-------- GIVEN DATA --------

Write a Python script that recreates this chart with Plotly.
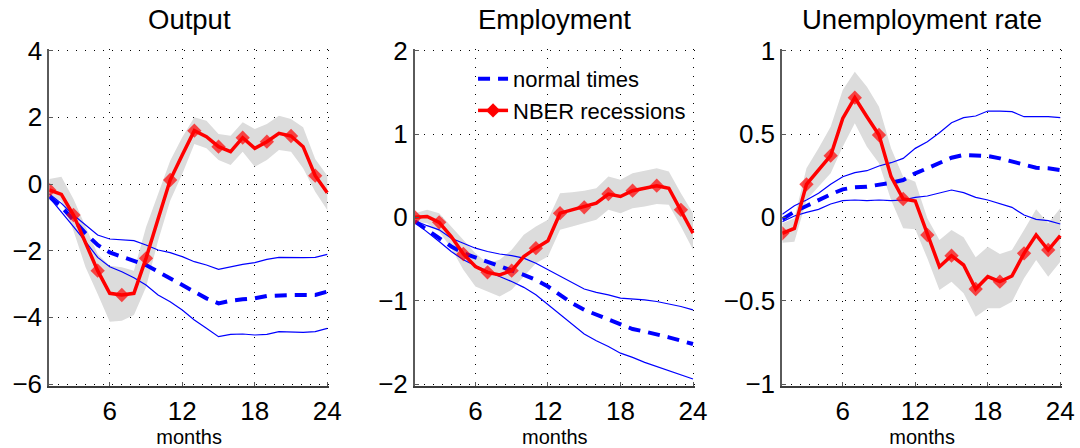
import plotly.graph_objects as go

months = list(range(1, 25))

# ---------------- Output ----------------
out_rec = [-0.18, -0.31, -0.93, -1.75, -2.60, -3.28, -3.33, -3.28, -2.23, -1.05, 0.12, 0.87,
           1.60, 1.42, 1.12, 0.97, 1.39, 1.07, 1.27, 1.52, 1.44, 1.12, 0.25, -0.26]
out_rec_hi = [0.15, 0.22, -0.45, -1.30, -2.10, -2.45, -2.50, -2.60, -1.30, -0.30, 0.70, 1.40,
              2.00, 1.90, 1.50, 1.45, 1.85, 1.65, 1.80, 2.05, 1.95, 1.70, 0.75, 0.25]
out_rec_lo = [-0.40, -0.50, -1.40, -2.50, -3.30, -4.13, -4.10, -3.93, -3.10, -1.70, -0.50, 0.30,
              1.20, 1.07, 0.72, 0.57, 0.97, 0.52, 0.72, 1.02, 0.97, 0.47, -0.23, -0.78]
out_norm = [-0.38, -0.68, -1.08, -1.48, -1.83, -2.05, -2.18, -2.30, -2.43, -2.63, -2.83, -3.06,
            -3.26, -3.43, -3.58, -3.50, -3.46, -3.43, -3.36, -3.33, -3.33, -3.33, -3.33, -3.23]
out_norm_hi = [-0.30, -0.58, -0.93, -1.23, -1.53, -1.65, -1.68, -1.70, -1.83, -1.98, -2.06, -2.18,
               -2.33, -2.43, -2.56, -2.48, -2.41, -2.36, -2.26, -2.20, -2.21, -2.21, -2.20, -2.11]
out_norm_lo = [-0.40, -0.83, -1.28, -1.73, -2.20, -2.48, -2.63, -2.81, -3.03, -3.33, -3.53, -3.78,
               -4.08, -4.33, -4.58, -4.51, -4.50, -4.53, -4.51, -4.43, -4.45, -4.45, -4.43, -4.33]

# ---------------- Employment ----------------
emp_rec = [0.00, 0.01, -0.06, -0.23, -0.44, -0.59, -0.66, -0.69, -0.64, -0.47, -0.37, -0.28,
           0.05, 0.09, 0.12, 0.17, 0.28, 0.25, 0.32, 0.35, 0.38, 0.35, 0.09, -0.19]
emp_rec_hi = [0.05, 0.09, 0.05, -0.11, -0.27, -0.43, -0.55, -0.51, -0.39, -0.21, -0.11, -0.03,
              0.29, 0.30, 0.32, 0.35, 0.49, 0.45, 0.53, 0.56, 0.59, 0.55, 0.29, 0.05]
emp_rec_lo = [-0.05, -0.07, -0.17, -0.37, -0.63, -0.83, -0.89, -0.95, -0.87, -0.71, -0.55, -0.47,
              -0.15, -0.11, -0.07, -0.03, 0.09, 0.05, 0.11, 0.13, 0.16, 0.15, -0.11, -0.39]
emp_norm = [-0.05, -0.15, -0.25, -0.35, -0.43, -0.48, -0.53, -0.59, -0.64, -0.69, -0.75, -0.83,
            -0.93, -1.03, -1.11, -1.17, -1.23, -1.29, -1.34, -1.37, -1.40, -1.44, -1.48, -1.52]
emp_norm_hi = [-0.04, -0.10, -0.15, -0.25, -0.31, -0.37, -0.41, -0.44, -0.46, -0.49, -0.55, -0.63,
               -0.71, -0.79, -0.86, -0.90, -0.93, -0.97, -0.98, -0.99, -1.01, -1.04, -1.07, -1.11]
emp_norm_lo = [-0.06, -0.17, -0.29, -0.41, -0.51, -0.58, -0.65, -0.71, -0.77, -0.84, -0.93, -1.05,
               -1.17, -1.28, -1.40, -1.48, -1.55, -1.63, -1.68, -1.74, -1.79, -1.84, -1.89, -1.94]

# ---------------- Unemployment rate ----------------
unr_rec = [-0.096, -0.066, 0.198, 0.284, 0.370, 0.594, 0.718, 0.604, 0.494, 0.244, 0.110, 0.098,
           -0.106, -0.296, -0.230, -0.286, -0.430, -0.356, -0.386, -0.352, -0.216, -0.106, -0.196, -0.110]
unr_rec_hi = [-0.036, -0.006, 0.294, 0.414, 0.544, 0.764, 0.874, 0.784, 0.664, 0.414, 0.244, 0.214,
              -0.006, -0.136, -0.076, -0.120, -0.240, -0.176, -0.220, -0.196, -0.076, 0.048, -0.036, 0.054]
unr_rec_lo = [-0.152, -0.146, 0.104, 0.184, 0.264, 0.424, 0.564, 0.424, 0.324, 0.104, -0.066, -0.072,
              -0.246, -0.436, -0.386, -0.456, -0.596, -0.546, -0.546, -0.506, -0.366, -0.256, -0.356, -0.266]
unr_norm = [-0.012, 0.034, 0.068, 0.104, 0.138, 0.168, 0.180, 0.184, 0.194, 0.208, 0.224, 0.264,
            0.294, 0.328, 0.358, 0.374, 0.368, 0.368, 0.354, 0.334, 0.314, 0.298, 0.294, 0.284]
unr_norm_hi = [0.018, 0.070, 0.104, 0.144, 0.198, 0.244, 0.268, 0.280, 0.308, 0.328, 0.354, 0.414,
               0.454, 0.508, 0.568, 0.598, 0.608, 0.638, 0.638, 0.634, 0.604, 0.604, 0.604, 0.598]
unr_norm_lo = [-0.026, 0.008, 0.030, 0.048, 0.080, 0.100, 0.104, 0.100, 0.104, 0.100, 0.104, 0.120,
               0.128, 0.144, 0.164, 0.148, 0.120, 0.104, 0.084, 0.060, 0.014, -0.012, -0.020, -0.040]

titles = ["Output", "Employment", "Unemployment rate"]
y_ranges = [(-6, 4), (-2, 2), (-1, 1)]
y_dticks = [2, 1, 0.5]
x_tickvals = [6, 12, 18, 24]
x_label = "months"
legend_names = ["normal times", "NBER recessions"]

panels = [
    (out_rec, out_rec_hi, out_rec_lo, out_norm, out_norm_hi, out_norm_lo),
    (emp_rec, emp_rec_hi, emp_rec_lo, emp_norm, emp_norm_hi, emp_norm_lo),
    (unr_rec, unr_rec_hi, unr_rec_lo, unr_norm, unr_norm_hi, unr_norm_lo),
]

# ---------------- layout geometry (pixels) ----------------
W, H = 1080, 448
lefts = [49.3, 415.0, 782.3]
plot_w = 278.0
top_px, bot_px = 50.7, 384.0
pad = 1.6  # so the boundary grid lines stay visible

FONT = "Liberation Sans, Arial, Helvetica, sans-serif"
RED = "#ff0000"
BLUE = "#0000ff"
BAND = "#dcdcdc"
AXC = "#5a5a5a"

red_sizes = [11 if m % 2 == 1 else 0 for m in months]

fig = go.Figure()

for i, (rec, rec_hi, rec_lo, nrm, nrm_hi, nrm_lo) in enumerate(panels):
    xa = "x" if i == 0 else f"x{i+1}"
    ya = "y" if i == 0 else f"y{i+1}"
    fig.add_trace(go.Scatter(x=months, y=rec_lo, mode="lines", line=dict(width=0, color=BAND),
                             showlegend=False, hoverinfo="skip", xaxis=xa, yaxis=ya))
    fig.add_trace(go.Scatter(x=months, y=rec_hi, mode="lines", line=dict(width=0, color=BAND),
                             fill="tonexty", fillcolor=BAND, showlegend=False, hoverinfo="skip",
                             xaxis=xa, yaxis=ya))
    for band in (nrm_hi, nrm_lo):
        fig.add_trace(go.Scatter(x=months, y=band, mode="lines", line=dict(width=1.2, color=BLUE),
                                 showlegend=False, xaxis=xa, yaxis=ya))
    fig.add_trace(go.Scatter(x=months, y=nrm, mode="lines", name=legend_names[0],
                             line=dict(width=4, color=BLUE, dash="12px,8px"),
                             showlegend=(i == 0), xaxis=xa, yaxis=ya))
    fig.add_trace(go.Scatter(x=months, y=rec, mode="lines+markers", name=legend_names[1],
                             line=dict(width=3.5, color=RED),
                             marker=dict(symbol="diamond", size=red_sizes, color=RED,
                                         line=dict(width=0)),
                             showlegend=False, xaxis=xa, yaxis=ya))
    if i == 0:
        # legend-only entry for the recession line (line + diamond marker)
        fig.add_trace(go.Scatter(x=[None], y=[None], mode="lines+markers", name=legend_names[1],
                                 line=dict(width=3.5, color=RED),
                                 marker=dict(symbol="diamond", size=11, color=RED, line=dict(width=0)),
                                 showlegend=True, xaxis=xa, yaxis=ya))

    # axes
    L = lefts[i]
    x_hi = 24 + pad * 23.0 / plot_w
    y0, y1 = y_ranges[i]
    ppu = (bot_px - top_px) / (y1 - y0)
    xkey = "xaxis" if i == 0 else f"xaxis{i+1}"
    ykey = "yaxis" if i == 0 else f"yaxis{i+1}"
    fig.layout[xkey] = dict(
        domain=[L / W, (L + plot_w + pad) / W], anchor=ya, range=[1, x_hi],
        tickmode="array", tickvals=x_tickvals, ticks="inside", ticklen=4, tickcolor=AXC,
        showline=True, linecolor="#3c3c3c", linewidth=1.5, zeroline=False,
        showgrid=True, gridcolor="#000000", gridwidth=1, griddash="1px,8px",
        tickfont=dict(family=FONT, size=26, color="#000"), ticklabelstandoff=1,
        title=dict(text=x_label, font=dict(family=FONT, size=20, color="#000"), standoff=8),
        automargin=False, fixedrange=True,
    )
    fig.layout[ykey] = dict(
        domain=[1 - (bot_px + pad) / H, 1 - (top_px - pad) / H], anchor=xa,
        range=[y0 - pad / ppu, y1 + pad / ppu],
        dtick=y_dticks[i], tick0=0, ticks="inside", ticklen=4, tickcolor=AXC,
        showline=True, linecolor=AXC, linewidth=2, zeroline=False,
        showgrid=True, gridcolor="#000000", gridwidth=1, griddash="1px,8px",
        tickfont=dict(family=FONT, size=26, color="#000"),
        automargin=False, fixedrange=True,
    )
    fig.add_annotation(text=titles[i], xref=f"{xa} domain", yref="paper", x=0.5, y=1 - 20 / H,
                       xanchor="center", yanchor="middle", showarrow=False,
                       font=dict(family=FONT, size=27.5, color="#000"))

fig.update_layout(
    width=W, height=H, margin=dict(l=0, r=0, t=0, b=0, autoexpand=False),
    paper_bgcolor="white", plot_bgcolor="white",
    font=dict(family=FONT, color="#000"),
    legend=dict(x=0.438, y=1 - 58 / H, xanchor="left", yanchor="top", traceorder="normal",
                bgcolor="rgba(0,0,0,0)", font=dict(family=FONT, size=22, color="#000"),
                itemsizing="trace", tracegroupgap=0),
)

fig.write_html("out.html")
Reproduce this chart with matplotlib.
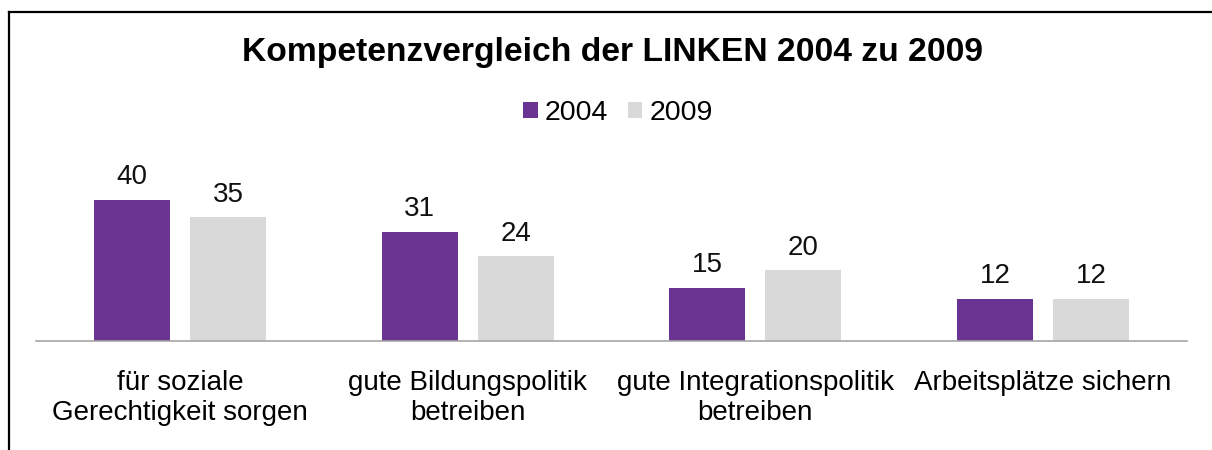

--------

■ **GOAL**: Across the entries, how many lines hold the word "with"? Say only the number.

■ **TASK RESPONSE**: 2